Even in the past 18 months, there have been new Yiddish resources appearing online.  אין געװעב (In geveb), an online journal of Yiddish literature, translation and pedagogy, is one example.  Many of their articles can be read in both Yiddish and English, so it’s perfect for the novice Yiddishist, while seeing contemporary scholarship on Yiddish language and culture is pretty heartening when you’re living in a Yiddish-less town. 
 

I think that this is most encouraging aspect of the online Yiddish community: it is clear evidence that twenty-first century Yiddish is very much of the moment, rather than being a historical echo of some lost age.  Without these digital resources I wouldn’t know about the ways in which the language is evolving to respond to societal change, or be able to listen to Yiddish metal, and I certainly wouldn’t know how to make vegetarian gefilte fishSo while it would be wonderful to already have 20 years of Yiddish learning under my belt, I suspect it would have been far more difficult and discouraging to have begun all this in a pre-digital world. Now, I can listen to Yiddish podcasts on the bus to work and watch Yiddish films on my laptop whenever I want, so that the language is in the world around me rather than just being sounded out in my head when I read.  All I have to do now is make sure my next mobile phone can cope with the Yiddish alphabet, and there should be no stopping me.

2 comments:

maxsparber said...

This has been my experience.

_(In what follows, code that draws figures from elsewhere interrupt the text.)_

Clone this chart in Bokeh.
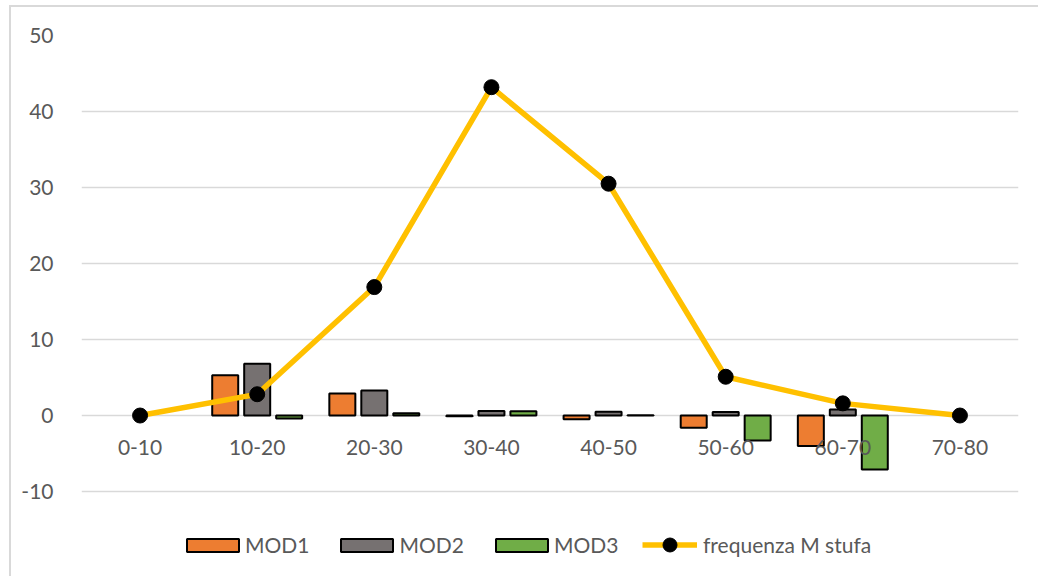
from bokeh.plotting import figure
from bokeh.models import (ColumnDataSource, FactorRange, Range1d, FixedTicker,
                          Legend, LegendItem)
from bokeh.transform import dodge
from bokeh.core.properties import value
from bokeh.embed import file_html
from bokeh.resources import INLINE

# Class intervals and series
categories = ["0-10", "10-20", "20-30", "30-40", "40-50", "50-60", "60-70", "70-80"]
mod1 = [0, 5.3, 2.9, -0.1, -0.5, -1.6, -4.0, 0]
mod2 = [0, 6.8, 3.3, 0.6, 0.5, 0.45, 0.8, 0]
mod3 = [0, -0.4, 0.3, 0.55, 0.05, -3.3, -7.1, 0]
frequenza = [0, 2.8, 16.9, 43.2, 30.5, 5.1, 1.6, 0]
y_ticks = [-10, 0, 10, 20, 30, 40, 50]

FONT = "Lato"
TEXT_COLOR = "#595959"
GRID_COLOR = "#D9D9D9"
COLORS = {"MOD1": "#ED7D31", "MOD2": "#767171", "MOD3": "#70AD47"}
LINE_COLOR = "#FFC000"

# The frame runs down to the bottom edge so the legend can sit inside it,
# below the lowest gridline.
p = figure(
    x_range=FactorRange(factors=categories),
    y_range=Range1d(-21.18, 50),
    width=1029, height=571,
    output_backend="svg", toolbar_location=None,
    min_border_left=70, min_border_right=22,
    min_border_top=28, min_border_bottom=2,
    styles={"margin-left": "9px", "margin-top": "5px",
            "border-left": f"2px solid {GRID_COLOR}",
            "border-top": f"2px solid {GRID_COLOR}"},
)
p.outline_line_color = None
p.xgrid.grid_line_color = None
p.ygrid.grid_line_color = GRID_COLOR
p.ygrid.grid_line_width = 1.5
p.xaxis.visible = False

yax = p.yaxis[0]
yax.ticker = FixedTicker(ticks=y_ticks)
yax.major_label_overrides = {t: str(t) for t in y_ticks}
yax.axis_line_color = None
yax.major_tick_line_color = None
yax.minor_tick_line_color = None
yax.major_label_standoff = 22
yax.major_label_text_font = FONT
yax.major_label_text_font_size = "21px"
yax.major_label_text_color = TEXT_COLOR

# Bars: one source per series, skipping empty classes
bar_renderers = {}
offsets = {"MOD1": -0.273, "MOD2": 0.0, "MOD3": 0.273}
for name, vals in (("MOD1", mod1), ("MOD2", mod2), ("MOD3", mod3)):
    cats = [c for c, v in zip(categories, vals) if v != 0]
    tops = [v for v in vals if v != 0]
    src = ColumnDataSource(dict(cat=cats, top=tops))
    r = p.vbar(x=dodge("cat", offsets[name], range=p.x_range), top="top", bottom=0,
               width=0.222, source=src, fill_color=COLORS[name],
               line_color="black", line_width=2)
    bar_renderers[name] = r

# Category labels next to the zero line
lab_src = ColumnDataSource(dict(cat=categories, y=[0] * len(categories)))
p.text(x="cat", y="y", text="cat", source=lab_src, y_offset=32,
       text_align="center", text_baseline="middle",
       text_font=value(FONT), text_font_size="21px", text_color=TEXT_COLOR)

# Frequency line with markers
fsrc = ColumnDataSource(dict(cat=categories, f=frequenza))
line_r = p.line(x="cat", y="f", source=fsrc, line_color=LINE_COLOR, line_width=5.5)
dot_r = p.scatter(x="cat", y="f", source=fsrc, size=15, fill_color="black",
                  line_color="black")

common = dict(orientation="horizontal", padding=0, margin=0,
              border_line_alpha=0, background_fill_alpha=0,
              label_text_font=FONT, label_text_font_size="21px",
              label_text_color=TEXT_COLOR)

# Area swatches are inset by 10% on each side, so the glyph box is enlarged
bar_legend = Legend(
    items=[LegendItem(label=n, renderers=[bar_renderers[n]]) for n in ("MOD1", "MOD2", "MOD3")],
    location=(99, 19), glyph_width=65, glyph_height=16, spacing=25,
    label_standoff=0, **common)
line_legend = Legend(
    items=[LegendItem(label="frequenza M stufa", renderers=[line_r, dot_r])],
    location=(561, 14), glyph_width=55, glyph_height=35, label_standoff=6, **common)
p.add_layout(bar_legend, "center")
p.add_layout(line_legend, "center")

html = file_html(p, INLINE)
with open("out.html", "w") as f:
    f.write(html)
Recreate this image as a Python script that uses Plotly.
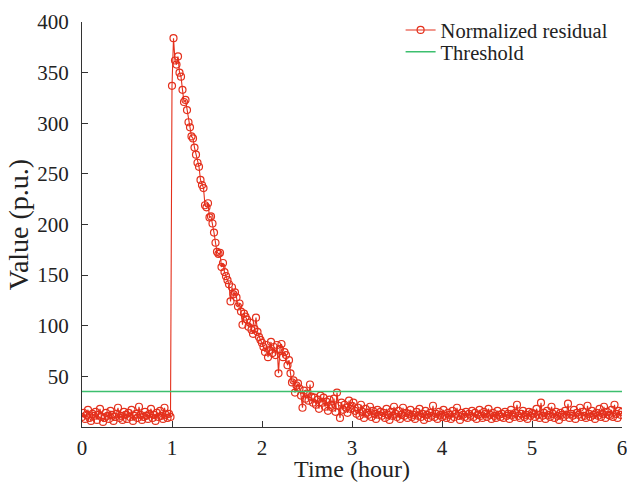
import plotly.graph_objects as go

# one sample per minute, 0 .. 360 min
minutes = list(range(0, 361))

residual_before = [
    10, 14, 8, 12, 17, 9, 6, 13, 11, 15,
    7, 12, 18, 10, 5, 9, 14, 11, 8, 16,
    12, 6, 10, 13, 19, 9, 11, 7, 15, 12,
    8, 14, 10, 17, 6, 11, 13, 9, 20, 12,
    7, 10, 15, 11, 8, 13, 18, 9, 12, 6,
    14, 10, 16, 11, 8, 19, 12, 9, 13, 10,
]

residual_fault = [
    337, 384, 362, 358, 366, 350, 346, 333, 321, 323,
    313, 301, 296, 287, 285, 276, 269, 261, 257, 244,
    239, 236, 219, 217, 221, 207, 208, 201, 192, 182,
    173, 171, 172, 158, 162, 153, 149, 145, 141, 124,
    138, 131, 133, 128, 119, 122, 114, 101, 112, 109,
    106, 99, 103, 96, 92, 97, 108, 94, 89, 86,
    83, 79, 74, 81, 69, 76, 84, 73, 79, 71,
    81, 53, 77, 82, 69, 74, 71, 61, 66, 53,
    44, 46, 34, 41, 43, 38, 31, 19, 36, 28,
    33, 26, 42, 30, 24, 29, 22, 27, 18, 31,
    24, 29, 20, 25, 16, 27, 22, 19, 28, 15,
    34, 21, 9, 24, 17, 22, 19, 14, 26, 18,
    21,
]

residual_after = [
    24, 16, 13, 19, 11, 22, 15, 9, 18, 14, 12, 20, 10, 16, 13, 8, 17, 12, 15, 11,
    14, 9, 18, 12, 7, 15, 11, 20, 13, 10, 16, 8, 12, 19, 11, 14, 9, 13, 17, 10,
    12, 8, 15, 11, 18, 10, 13, 7, 16, 12, 9, 14, 11, 21, 10, 13, 8, 15, 12, 10,
    17, 11, 9, 14, 12, 8, 16, 10, 13, 19, 11, 7, 14, 12, 10, 15, 9, 13, 11, 16,
    10, 14, 8, 12, 17, 11, 9, 15, 13, 10, 18, 12, 8, 14, 11, 9, 16, 12, 10, 13,
    9, 15, 11, 13, 8, 17, 12, 10, 14, 22, 11, 9, 13, 16, 10, 12, 8, 15, 11, 14,
    13, 10, 18, 12, 9, 24, 11, 14, 8, 16, 12, 10, 20, 13, 9, 15, 11, 7, 14, 12,
    10, 16, 12, 23, 9, 13, 11, 17, 8, 14, 12, 19, 10, 15, 11, 9, 21, 13, 10, 16,
    12, 8, 14, 11, 18, 10, 13, 20, 9, 15, 12, 11, 17, 10, 22, 13, 9, 16, 12, 15,
]

residual = residual_before + residual_fault + residual_after
time_hour = [m / 60 for m in minutes]

threshold_x = [0, 6]
threshold_y = [35, 35]

red = "#e4301c"
green = "#3cbf6e"
font = "Liberation Serif"

fig = go.Figure()
fig.add_trace(go.Scatter(x=time_hour, y=residual, mode="lines+markers",
                         name="Normalized residual", legend="legend",
                         line=dict(color=red, width=1.1),
                         marker=dict(symbol="circle-open", size=7, color=red,
                                     line=dict(width=1.2, color=red))))
fig.add_trace(go.Scatter(x=threshold_x, y=threshold_y, mode="lines",
                         name="Threshold", legend="legend2",
                         line=dict(color=green, width=1.4)))

axis_common = dict(showline=True, linecolor="#333333", linewidth=1,
                   ticks="inside", ticklen=6, tickcolor="#333333",
                   showgrid=False, zeroline=False, automargin=False,
                   ticklabeloverflow="allow",
                   tickfont=dict(family=font, size=21, color="#222222"))

legend_common = dict(xanchor="left", yanchor="middle", itemwidth=30,
                     bgcolor="rgba(0,0,0,0)", font=dict(family=font, size=20.5))

fig.update_layout(
    width=627, height=482,
    margin=dict(l=82, r=5, t=22, b=55),
    paper_bgcolor="white", plot_bgcolor="white",
    font=dict(family=font, color="#222222"),
    xaxis=dict(range=[0, 6], tickvals=[0, 1, 2, 3, 4, 5, 6],
               ticklabelstandoff=2,
               title=dict(text="Time (hour)", font=dict(family=font, size=24),
                          standoff=9),
               **axis_common),
    yaxis=dict(range=[0, 400], tickvals=[50, 100, 150, 200, 250, 300, 350, 400],
               ticklabelstandoff=8,
               title=dict(text="Value (p.u.)", font=dict(family=font, size=28),
                          standoff=0),
               **axis_common),
    legend=dict(x=0.59, y=0.980, **legend_common),
    legend2=dict(x=0.59, y=0.926, **legend_common),
    showlegend=True,
)

# drop the default 8px page margin so the figure fills the window
fig.write_html("out.html",
               config={"displayModeBar": False},
               post_script="document.body.style.margin='0';"
                           "document.body.style.overflow='hidden';")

There certainly are a lot of tools for learning Yiddish on your own, or from a distance, or digitally now. I've been documenting my experiences on my website in the hopes that it might help other people who have the same interests:

http://www.brityiddish.com/

petrajones said...

I quickly became disillusioned with the yiddishist community as it's more a post-vernacular language. I wanted to swap everday conversations to yiddish and found few that could and of those that could fewer that wanted to. I'm a member of many Yiddish social network groups and found it ironic that activity among Ladino speakers was much higher. I also found the Esperanto quality of klal yiddish a bit frustrating and ended up going to stamford hill to learn the everyday language there.